> [The request] Write out only the span of lines that begins at the line with "Emit a Python" and ends at the line with "cycle_points = list(range(25))". Keep both end lines, word for word.
-- Start of Dataset rows --
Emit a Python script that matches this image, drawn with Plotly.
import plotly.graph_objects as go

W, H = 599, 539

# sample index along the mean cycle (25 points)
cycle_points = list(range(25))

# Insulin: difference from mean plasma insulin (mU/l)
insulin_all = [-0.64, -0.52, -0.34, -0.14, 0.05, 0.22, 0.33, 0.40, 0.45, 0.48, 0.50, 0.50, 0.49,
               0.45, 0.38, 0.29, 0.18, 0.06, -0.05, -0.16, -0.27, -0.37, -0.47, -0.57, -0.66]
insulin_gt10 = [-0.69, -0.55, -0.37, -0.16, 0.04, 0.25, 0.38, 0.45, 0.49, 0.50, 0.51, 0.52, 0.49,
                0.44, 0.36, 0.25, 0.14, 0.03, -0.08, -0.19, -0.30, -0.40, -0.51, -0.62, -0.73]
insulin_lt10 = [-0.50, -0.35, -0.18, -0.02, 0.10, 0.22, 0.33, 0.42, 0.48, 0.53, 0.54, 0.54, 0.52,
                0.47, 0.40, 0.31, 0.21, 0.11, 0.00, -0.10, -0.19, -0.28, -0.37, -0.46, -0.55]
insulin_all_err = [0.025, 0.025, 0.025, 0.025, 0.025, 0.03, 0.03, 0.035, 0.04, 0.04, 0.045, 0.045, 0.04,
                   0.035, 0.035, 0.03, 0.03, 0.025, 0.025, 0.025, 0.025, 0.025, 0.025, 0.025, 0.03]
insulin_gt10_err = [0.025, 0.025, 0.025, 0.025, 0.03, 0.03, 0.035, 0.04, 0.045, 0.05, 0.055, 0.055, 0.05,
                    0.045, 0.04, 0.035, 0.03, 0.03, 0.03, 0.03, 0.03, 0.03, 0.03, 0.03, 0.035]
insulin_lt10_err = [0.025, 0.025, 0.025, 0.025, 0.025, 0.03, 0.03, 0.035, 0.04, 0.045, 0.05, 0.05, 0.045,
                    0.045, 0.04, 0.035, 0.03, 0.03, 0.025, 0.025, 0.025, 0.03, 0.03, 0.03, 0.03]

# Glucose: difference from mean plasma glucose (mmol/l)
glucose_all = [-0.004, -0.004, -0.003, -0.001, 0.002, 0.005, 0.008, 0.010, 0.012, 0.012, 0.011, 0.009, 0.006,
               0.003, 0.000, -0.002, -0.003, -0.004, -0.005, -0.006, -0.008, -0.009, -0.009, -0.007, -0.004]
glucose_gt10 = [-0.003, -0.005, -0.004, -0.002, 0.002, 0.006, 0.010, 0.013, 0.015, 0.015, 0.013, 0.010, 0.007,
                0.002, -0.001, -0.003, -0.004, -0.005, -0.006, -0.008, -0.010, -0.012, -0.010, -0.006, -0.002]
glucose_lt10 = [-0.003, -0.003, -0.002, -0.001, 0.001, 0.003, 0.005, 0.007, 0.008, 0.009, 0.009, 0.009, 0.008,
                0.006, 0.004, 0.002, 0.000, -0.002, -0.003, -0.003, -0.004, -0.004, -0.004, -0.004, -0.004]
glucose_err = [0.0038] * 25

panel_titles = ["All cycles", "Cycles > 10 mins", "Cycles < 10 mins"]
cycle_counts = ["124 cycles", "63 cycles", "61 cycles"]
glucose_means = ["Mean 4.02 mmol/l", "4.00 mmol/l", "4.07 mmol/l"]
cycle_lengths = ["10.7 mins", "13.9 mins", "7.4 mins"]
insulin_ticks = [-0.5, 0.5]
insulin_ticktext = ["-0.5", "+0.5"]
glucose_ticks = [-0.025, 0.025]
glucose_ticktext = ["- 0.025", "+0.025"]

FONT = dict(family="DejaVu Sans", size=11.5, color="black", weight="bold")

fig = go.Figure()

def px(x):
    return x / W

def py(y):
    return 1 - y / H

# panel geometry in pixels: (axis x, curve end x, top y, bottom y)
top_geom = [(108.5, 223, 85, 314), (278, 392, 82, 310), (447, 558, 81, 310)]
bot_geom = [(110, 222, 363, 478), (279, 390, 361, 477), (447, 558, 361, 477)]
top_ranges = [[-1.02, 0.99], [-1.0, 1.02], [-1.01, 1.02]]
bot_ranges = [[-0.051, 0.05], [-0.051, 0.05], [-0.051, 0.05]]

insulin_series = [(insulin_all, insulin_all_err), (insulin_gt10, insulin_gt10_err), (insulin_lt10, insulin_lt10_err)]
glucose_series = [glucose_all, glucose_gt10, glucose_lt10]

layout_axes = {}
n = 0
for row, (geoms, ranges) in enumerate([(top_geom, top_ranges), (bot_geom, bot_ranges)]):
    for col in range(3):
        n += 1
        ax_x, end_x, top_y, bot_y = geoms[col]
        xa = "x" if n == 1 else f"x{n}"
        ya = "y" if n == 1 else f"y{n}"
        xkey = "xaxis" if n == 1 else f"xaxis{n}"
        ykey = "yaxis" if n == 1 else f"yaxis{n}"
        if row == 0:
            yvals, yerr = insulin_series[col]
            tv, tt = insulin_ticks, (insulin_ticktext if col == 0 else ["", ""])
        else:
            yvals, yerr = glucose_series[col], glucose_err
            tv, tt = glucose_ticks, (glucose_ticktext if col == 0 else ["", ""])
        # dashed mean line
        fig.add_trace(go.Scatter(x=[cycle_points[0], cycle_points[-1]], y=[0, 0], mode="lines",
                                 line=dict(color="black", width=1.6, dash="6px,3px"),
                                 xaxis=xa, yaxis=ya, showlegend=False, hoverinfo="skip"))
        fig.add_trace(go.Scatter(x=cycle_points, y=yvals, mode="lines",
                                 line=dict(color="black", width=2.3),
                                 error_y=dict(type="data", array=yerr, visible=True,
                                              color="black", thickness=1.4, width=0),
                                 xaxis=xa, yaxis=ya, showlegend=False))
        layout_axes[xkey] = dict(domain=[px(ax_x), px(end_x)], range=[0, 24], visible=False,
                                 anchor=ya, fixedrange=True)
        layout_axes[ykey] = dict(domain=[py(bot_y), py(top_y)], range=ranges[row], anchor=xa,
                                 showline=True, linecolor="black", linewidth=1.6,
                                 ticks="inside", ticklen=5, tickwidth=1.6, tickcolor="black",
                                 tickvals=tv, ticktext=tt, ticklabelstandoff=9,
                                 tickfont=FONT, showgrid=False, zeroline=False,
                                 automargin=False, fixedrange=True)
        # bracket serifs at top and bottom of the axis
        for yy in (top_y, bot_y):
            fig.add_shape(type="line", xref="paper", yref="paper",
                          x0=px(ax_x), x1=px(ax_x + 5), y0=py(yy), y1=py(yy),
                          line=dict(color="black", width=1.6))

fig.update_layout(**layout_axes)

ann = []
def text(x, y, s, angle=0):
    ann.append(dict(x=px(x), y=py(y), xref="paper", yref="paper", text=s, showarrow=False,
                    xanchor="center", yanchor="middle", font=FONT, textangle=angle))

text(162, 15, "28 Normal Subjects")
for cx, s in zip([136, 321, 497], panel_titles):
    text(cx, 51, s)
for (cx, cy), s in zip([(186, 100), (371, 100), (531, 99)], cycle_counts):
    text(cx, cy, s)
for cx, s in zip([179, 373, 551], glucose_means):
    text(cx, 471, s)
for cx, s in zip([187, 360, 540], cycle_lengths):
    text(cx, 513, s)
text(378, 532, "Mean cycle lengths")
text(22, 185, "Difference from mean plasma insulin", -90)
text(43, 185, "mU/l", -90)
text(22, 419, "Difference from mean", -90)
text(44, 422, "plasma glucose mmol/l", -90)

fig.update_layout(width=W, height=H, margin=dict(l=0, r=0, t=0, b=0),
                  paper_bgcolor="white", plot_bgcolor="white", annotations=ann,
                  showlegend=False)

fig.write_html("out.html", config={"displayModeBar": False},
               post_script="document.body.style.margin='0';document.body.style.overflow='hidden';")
-- End of Dataset rows --
-- Start of Dataset rows --
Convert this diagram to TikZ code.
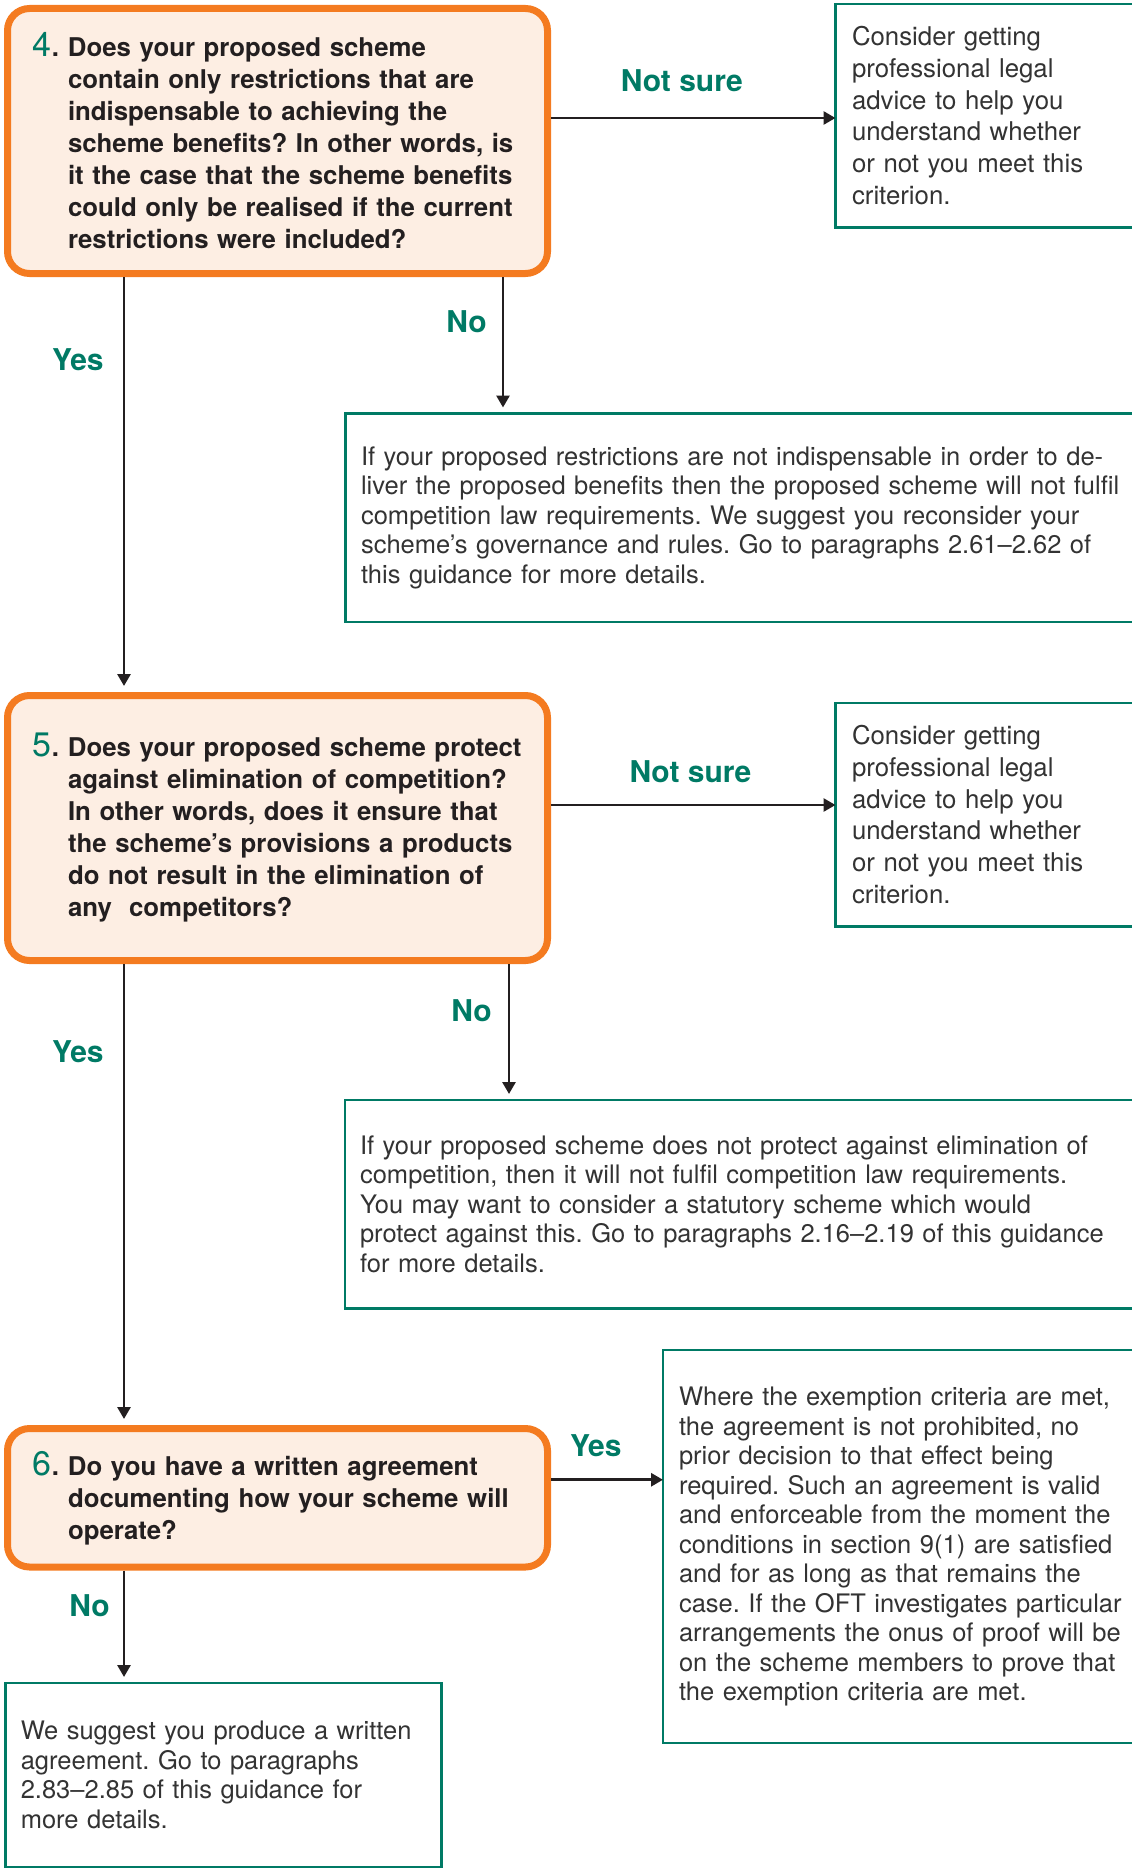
-- End of Dataset rows --
-- Start of Dataset rows --
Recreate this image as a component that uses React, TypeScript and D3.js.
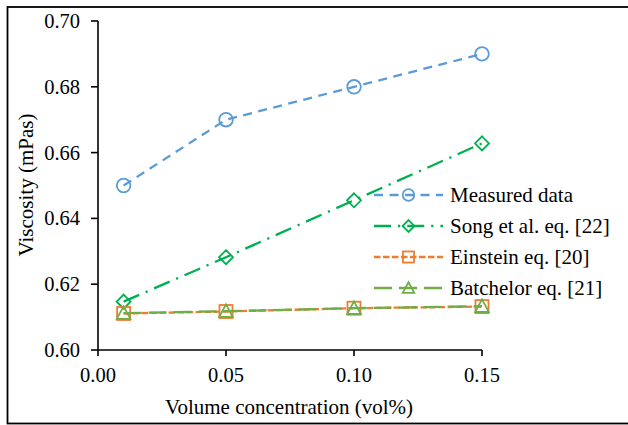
-- End of Dataset rows --
> [Answer to this exercise]
Emit a Python script that matches this image, drawn with Plotly.
import plotly.graph_objects as go

W, H = 599, 539

# sample index along the mean cycle (25 points)
cycle_points = list(range(25))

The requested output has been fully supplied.